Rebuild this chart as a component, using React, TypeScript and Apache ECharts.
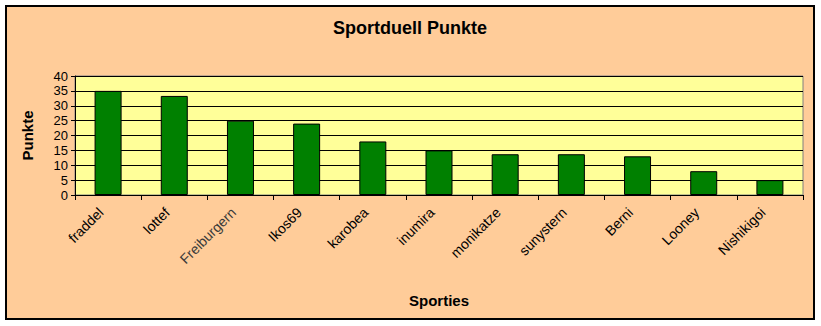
import React, { useEffect, useRef } from "react";
import * as echarts from "echarts";

const categories = ["fraddel", "lottef", "Freiburgern", "Ikos69", "karobea", "inumira", "monikatze", "sunystern", "Berni", "Looney", "Nishikigoi"];
const punkte = [35, 33.3, 25, 24, 18, 15, 13.7, 13.7, 13, 8, 5];
const yTicks = { min: 0, max: 40, interval: 5 };
const titleText = "Sportduell Punkte";
const xName = "Sporties";
const yName = "Punkte";

export default function App() {
  const ref = useRef<HTMLDivElement>(null);
  useEffect(() => {
    const chart = echarts.init(ref.current!, undefined, { renderer: "svg" });
    const font = "'Liberation Sans', Arial, sans-serif";
    chart.setOption({
      animation: false,
      backgroundColor: "#ffffff",
      textStyle: { fontFamily: font },
      graphic: [
        {
          type: "rect",
          z: -10,
          silent: true,
          shape: { x: 6, y: 6, width: 808, height: 313 },
          style: { fill: "#FFCC99", stroke: "#000000", lineWidth: 2 },
        },
        {
          type: "text",
          x: 410,
          y: 28,
          style: {
            text: titleText,
            align: "center",
            verticalAlign: "middle",
            fill: "#000",
            font: "bold 18px 'Liberation Sans', Arial, sans-serif",
          },
        },
      ],
      grid: {
        left: 75,
        right: 18,
        top: 76,
        bottom: 131,
        show: true,
        backgroundColor: "#FFFF99",
        borderColor: "#808080",
        borderWidth: 1,
        z: 0,
      },
      xAxis: {
        type: "category",
        data: categories,
        name: xName,
        nameLocation: "middle",
        nameGap: 98,
        nameTextStyle: { fontFamily: font, fontSize: 15, fontWeight: "bold", color: "#000" },
        axisLine: { show: true, lineStyle: { color: "#000", width: 1 } },
        axisTick: { show: true, length: 5, lineStyle: { color: "#000" } },
        axisLabel: {
          rotate: 45,
          margin: 8,
          padding: [0, 10, 0, 0],
          fontSize: 14,
          color: "#000",
          fontFamily: font,
          interval: 0,
          formatter: (v: string) => (v === "Freiburgern" ? "{f|" + v + "}" : v),
          rich: { f: { fontSize: 14, color: "#3a3a3a", fontFamily: font } },
        },
      },
      yAxis: {
        type: "value",
        min: yTicks.min,
        max: yTicks.max,
        interval: yTicks.interval,
        name: yName,
        nameLocation: "middle",
        nameGap: 40,
        nameTextStyle: { fontFamily: font, fontSize: 15, fontWeight: "bold", color: "#000" },
        axisLine: { show: true, lineStyle: { color: "#000", width: 1 } },
        axisTick: { show: true, length: 4, lineStyle: { color: "#000" } },
        axisLabel: { fontSize: 13, color: "#000", margin: 7, fontFamily: font },
        splitLine: { show: true, lineStyle: { color: "#000", width: 1 } },
      },
      series: [
        {
          type: "bar",
          data: punkte,
          barWidth: 27,
          itemStyle: { color: "#008000", borderColor: "#000", borderWidth: 1 },
        },
      ],
    });
    return () => chart.dispose();
  }, []);
  return (
    <div
      ref={ref}
      style={{ position: "absolute", left: 0, top: 0, width: 821, height: 326 }}
    />
  );
}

---*---

**EXERCISE:** Copy every line above word for word and exclude the pictures.

**RESULT OF THE EXERCISE:**
Rebuild this chart as a component, using React, TypeScript and Apache ECharts.
import React, { useEffect, useRef } from "react";
import * as echarts from "echarts";

const categories = ["fraddel", "lottef", "Freiburgern", "Ikos69", "karobea", "inumira", "monikatze", "sunystern", "Berni", "Looney", "Nishikigoi"];
const punkte = [35, 33.3, 25, 24, 18, 15, 13.7, 13.7, 13, 8, 5];
const yTicks = { min: 0, max: 40, interval: 5 };
const titleText = "Sportduell Punkte";
const xName = "Sporties";
const yName = "Punkte";

export default function App() {
  const ref = useRef<HTMLDivElement>(null);
  useEffect(() => {
    const chart = echarts.init(ref.current!, undefined, { renderer: "svg" });
    const font = "'Liberation Sans', Arial, sans-serif";
    chart.setOption({
      animation: false,
      backgroundColor: "#ffffff",
      textStyle: { fontFamily: font },
      graphic: [
        {
          type: "rect",
          z: -10,
          silent: true,
          shape: { x: 6, y: 6, width: 808, height: 313 },
          style: { fill: "#FFCC99", stroke: "#000000", lineWidth: 2 },
        },
        {
          type: "text",
          x: 410,
          y: 28,
          style: {
            text: titleText,
            align: "center",
            verticalAlign: "middle",
            fill: "#000",
            font: "bold 18px 'Liberation Sans', Arial, sans-serif",
          },
        },
      ],
      grid: {
        left: 75,
        right: 18,
        top: 76,
        bottom: 131,
        show: true,
        backgroundColor: "#FFFF99",
        borderColor: "#808080",
        borderWidth: 1,
        z: 0,
      },
      xAxis: {
        type: "category",
        data: categories,
        name: xName,
        nameLocation: "middle",
        nameGap: 98,
        nameTextStyle: { fontFamily: font, fontSize: 15, fontWeight: "bold", color: "#000" },
        axisLine: { show: true, lineStyle: { color: "#000", width: 1 } },
        axisTick: { show: true, length: 5, lineStyle: { color: "#000" } },
        axisLabel: {
          rotate: 45,
          margin: 8,
          padding: [0, 10, 0, 0],
          fontSize: 14,
          color: "#000",
          fontFamily: font,
          interval: 0,
          formatter: (v: string) => (v === "Freiburgern" ? "{f|" + v + "}" : v),
          rich: { f: { fontSize: 14, color: "#3a3a3a", fontFamily: font } },
        },
      },
      yAxis: {
        type: "value",
        min: yTicks.min,
        max: yTicks.max,
        interval: yTicks.interval,
        name: yName,
        nameLocation: "middle",
        nameGap: 40,
        nameTextStyle: { fontFamily: font, fontSize: 15, fontWeight: "bold", color: "#000" },
        axisLine: { show: true, lineStyle: { color: "#000", width: 1 } },
        axisTick: { show: true, length: 4, lineStyle: { color: "#000" } },
        axisLabel: { fontSize: 13, color: "#000", margin: 7, fontFamily: font },
        splitLine: { show: true, lineStyle: { color: "#000", width: 1 } },
      },
      series: [
        {
          type: "bar",
          data: punkte,
          barWidth: 27,
          itemStyle: { color: "#008000", borderColor: "#000", borderWidth: 1 },
        },
      ],
    });
    return () => chart.dispose();
  }, []);
  return (
    <div
      ref={ref}
      style={{ position: "absolute", left: 0, top: 0, width: 821, height: 326 }}
    />
  );
}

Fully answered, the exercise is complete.